Opko Health (OPK, $14.03, up $0.27)
OPK June 16 calls (OPK150619C00016000, $0.35, up $0.04)
Entry Price: $0.50 (4/27/2015)
Exit Target: $1.00
Stop Target: None
Action: Shares cleared and held $14 into Friday’s close after reaching a peak of $14.06. Resistance is at $14.25-$14.50 and the 50-day moving average. Support is at $13.50, but there is risk to $13-$12.75 and the 100-day moving average on a close below this level.
Earnings are estimated to be released on Friday, May 8. Analysts are looking for a loss of $0.08 a share on revenue of $23 million.

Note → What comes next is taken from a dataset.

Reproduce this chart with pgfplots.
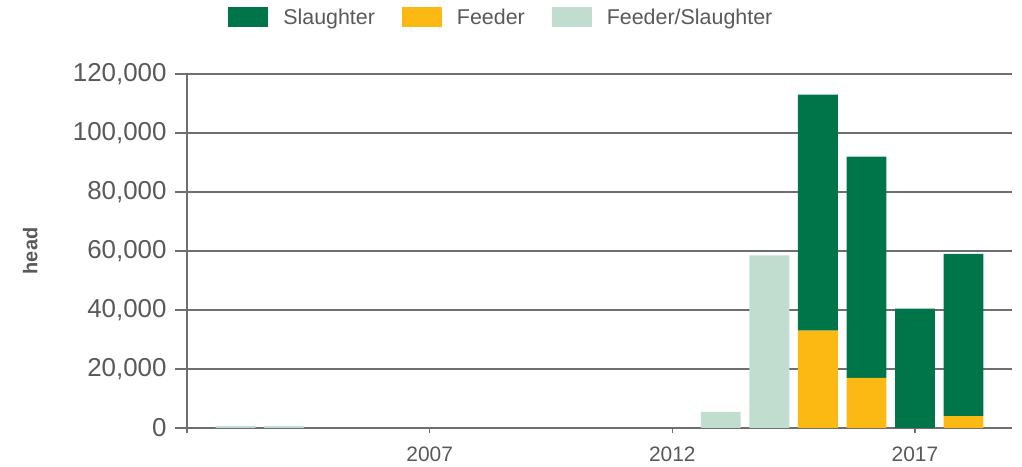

I believe OPK will top these numbers.
Dot Hill Systems (HILL, $6.61, up $0.33)
HILL September 7.50 calls (HILL150918C00007500, $0.55, up $0.10)

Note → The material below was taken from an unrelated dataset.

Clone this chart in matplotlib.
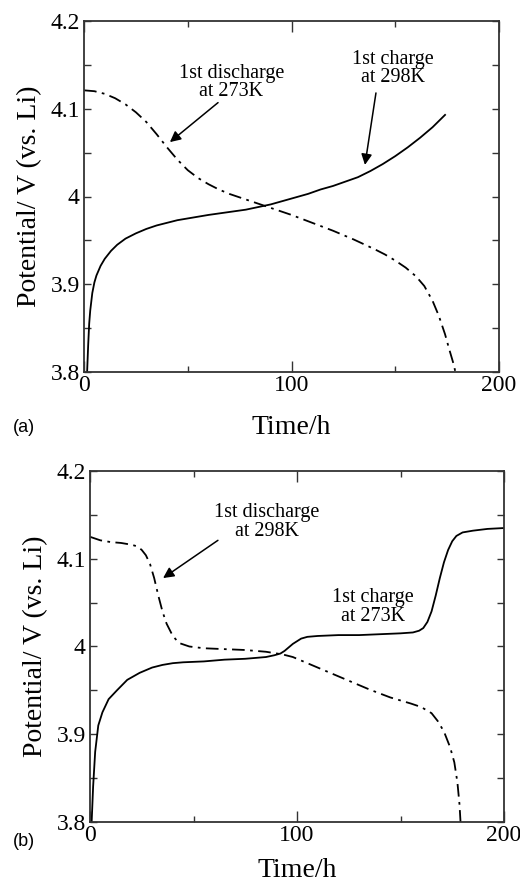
import matplotlib
matplotlib.use('Agg')
import matplotlib.pyplot as plt
from matplotlib.ticker import MultipleLocator, FixedLocator

plt.rcParams['font.family'] = ['Liberation Serif', 'DejaVu Serif']

# panel (a): 1st charge at 298K, 1st discharge at 273K
charge_a_t = [1.5, 2, 2.5, 3, 4, 5, 6, 8, 10, 13, 16, 20, 25, 30, 35, 40, 45, 50,
              55, 60, 66, 72, 78, 84, 90, 96, 102, 108, 114, 120, 126, 132, 138,
              144, 150, 156, 162, 168, 174]
charge_a_v = [3.80, 3.83, 3.855, 3.87, 3.89, 3.902, 3.91, 3.921, 3.929, 3.938,
              3.945, 3.952, 3.958, 3.963, 3.967, 3.970, 3.973, 3.975, 3.977,
              3.979, 3.981, 3.983, 3.985, 3.988, 3.991, 3.995, 3.999, 4.003,
              4.008, 4.012, 4.017, 4.022, 4.029, 4.037, 4.046, 4.056, 4.067,
              4.079, 4.093]
disch_a_t = [0, 5, 10, 15, 20, 25, 30, 35, 40, 45, 50, 55, 60, 65, 70, 75, 80,
             85, 90, 95, 100, 110, 120, 130, 140, 145, 150, 155, 160, 164, 168,
             171, 174, 176, 178, 179]
disch_a_v = [4.121, 4.120, 4.117, 4.112, 4.105, 4.096, 4.085, 4.071, 4.056,
             4.042, 4.030, 4.021, 4.014, 4.008, 4.003, 3.999, 3.995, 3.991,
             3.987, 3.983, 3.979, 3.970, 3.961, 3.951, 3.940, 3.934, 3.927,
             3.919, 3.909, 3.898, 3.881, 3.864, 3.843, 3.826, 3.810, 3.80]

# panel (b): 1st charge at 273K, 1st discharge at 298K
charge_b_t = [0.8, 1.5, 2.5, 4, 6, 9, 13, 18, 24, 30, 35, 40, 45, 55, 65, 75, 85,
              89, 92, 94, 96, 98, 100, 102, 105, 110, 120, 130, 140, 150, 156,
              159, 161, 163, 165, 167, 169, 171, 173, 175, 177, 180, 185, 192, 200]
charge_b_v = [3.80, 3.84, 3.88, 3.91, 3.925, 3.94, 3.95, 3.962, 3.970, 3.976,
              3.979, 3.981, 3.982, 3.983, 3.985, 3.986, 3.988, 3.990, 3.992,
              3.995, 3.999, 4.003, 4.006, 4.009, 4.011, 4.012, 4.013, 4.013,
              4.014, 4.015, 4.016, 4.018, 4.021, 4.028, 4.040, 4.058, 4.078,
              4.096, 4.110, 4.120, 4.126, 4.130, 4.132, 4.134, 4.135]
disch_b_t = [0, 5, 10, 15, 20, 23, 25, 27, 29, 31, 33, 35, 37, 40, 43, 48, 55,
             65, 75, 85, 93, 98, 105, 115, 125, 135, 145, 155, 160, 165, 168,
             171, 174, 176, 177.5, 178.5, 179]
disch_b_v = [4.125, 4.121, 4.119, 4.118, 4.116, 4.114, 4.110, 4.104, 4.094,
             4.078, 4.058, 4.040, 4.026, 4.012, 4.004, 4.000, 3.998, 3.997,
             3.996, 3.994, 3.991, 3.988, 3.981, 3.971, 3.961, 3.951, 3.942,
             3.935, 3.931, 3.924, 3.915, 3.903, 3.885, 3.868, 3.845, 3.82, 3.80]

x_ticks = [0, 100, 200]
y_ticks = [3.8, 3.9, 4.0, 4.1, 4.2]
y_ticklabels = ['3.8', '3.9', '4', '4.1', '4.2']

W, H = 520, 886
fig = plt.figure(figsize=(W / 100, H / 100), dpi=100)


def px_axes(left, right, top, bottom):
    return fig.add_axes([left / W, 1 - bottom / H, (right - left) / W, (bottom - top) / H])


def style(ax, xpad):
    ax.set_xlim(0, 200)
    ax.set_ylim(3.8, 4.2)
    ax.xaxis.set_major_locator(FixedLocator(x_ticks))
    ax.xaxis.set_minor_locator(MultipleLocator(50))
    ax.set_yticks(y_ticks)
    ax.set_yticklabels(y_ticklabels)
    ax.yaxis.set_minor_locator(MultipleLocator(0.05))
    ax.tick_params(which='both', direction='in', top=True, right=True,
                   labelsize=17, color='#333333', width=1.0)
    ax.tick_params(axis='x', which='major', length=8, pad=2)
    ax.tick_params(axis='x', which='minor', length=4)
    ax.tick_params(axis='y', which='both', length=5, pad=3)
    for s in ax.spines.values():
        s.set_linewidth(1.3)
        s.set_color('#333333')
    ax.set_xlabel('Time/h', fontsize=20, labelpad=xpad)
    ax.set_ylabel('Potential/ V (vs. Li)', fontsize=20, labelpad=6)


dashdot = (0, (7, 3, 1.5, 3))
arrow = dict(arrowstyle='-|>', color='black', lw=1.1, mutation_scale=16,
             shrinkA=0, shrinkB=0)

ax1 = px_axes(84, 499, 21, 372)
ax1.plot(charge_a_t, charge_a_v, color='black', lw=1.3)
ax1.plot(disch_a_t, disch_a_v, color='black', lw=1.3, linestyle=dashdot)
style(ax1, 14)
ax1.text(71, 4.130, '1st discharge\nat 273K', fontsize=14.5, ha='center', va='center',
         linespacing=0.95)
ax1.annotate('', xy=(41.4, 4.062), xytext=(64.6, 4.107), arrowprops=arrow)
ax1.text(149, 4.146, '1st charge\nat 298K', fontsize=14.5, ha='center', va='center',
         linespacing=0.95)
ax1.annotate('', xy=(135.4, 4.036), xytext=(140.7, 4.118), arrowprops=arrow)

ax2 = px_axes(90, 504, 471, 822)
ax2.plot(charge_b_t, charge_b_v, color='black', lw=1.3)
ax2.plot(disch_b_t, disch_b_v, color='black', lw=1.3, linestyle=dashdot)
style(ax2, 9)
ax2.text(85.5, 4.142, '1st discharge\nat 298K', fontsize=14.5, ha='center', va='center',
         linespacing=0.95)
ax2.annotate('', xy=(35.3, 4.078), xytext=(61.8, 4.121), arrowprops=arrow)
ax2.text(136.7, 4.045, '1st charge\nat 273K', fontsize=14.5, ha='center', va='center',
         linespacing=0.95)

fig.text(13 / W, 1 - 428 / H, '(a)', fontsize=13, family='Liberation Sans',
         ha='left', va='center')
fig.text(13 / W, 1 - 842 / H, '(b)', fontsize=13, family='Liberation Sans',
         ha='left', va='center')

fig.savefig('out.png', dpi=100)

Entry Price: $0.45 (4/20/2015)
Exit Target: $1.35-$1.80
Stop Target: None
Action: Resistance is at $6.50-$6.75 and the 52-week high. Near-term support is at $6.25.
Earnings are estimated to be released on Thursday, May 7. Wall Street is expecting a profit of $0.06 a share on revenue north of $59 million. The company has beaten or matched estimates the past four quarters, and another upside surprise could have shares pushing $7. There is risk back to $6 on an earnings miss or lowered guidance.
Trades on Hold — other 2015 Portfolio Open positions (3): These are trades that are still open in the portfolio but are down over 50%. They have longer expiration dates and are on “hold” but are not worth mentioning until they turn around. This means I would not open any new positions. I’m still keeping track of the trades and will record the results accordingly when the trade closes or if the options expire. Click on the Open Trades and Closed Trades pages to see all open and closed positions.
SunPower (SPWR) June 38 calls (from April 2015) — I will likely close this trade if support at $30 fails. Resistance is at $32.50 — Continue to hold.
iShares Russell 2000 (IWM) May 127 calls (from April 2015) — I would like to be out of this trade by this Friday, win, lose or draw — Continue to hold.
BlackBerry (BBRY) June 13 calls (from March 2015) — This is a speculation trade from early March on BBRY receiving a takeover offer of $14 or better by mid-June — Continue to hold.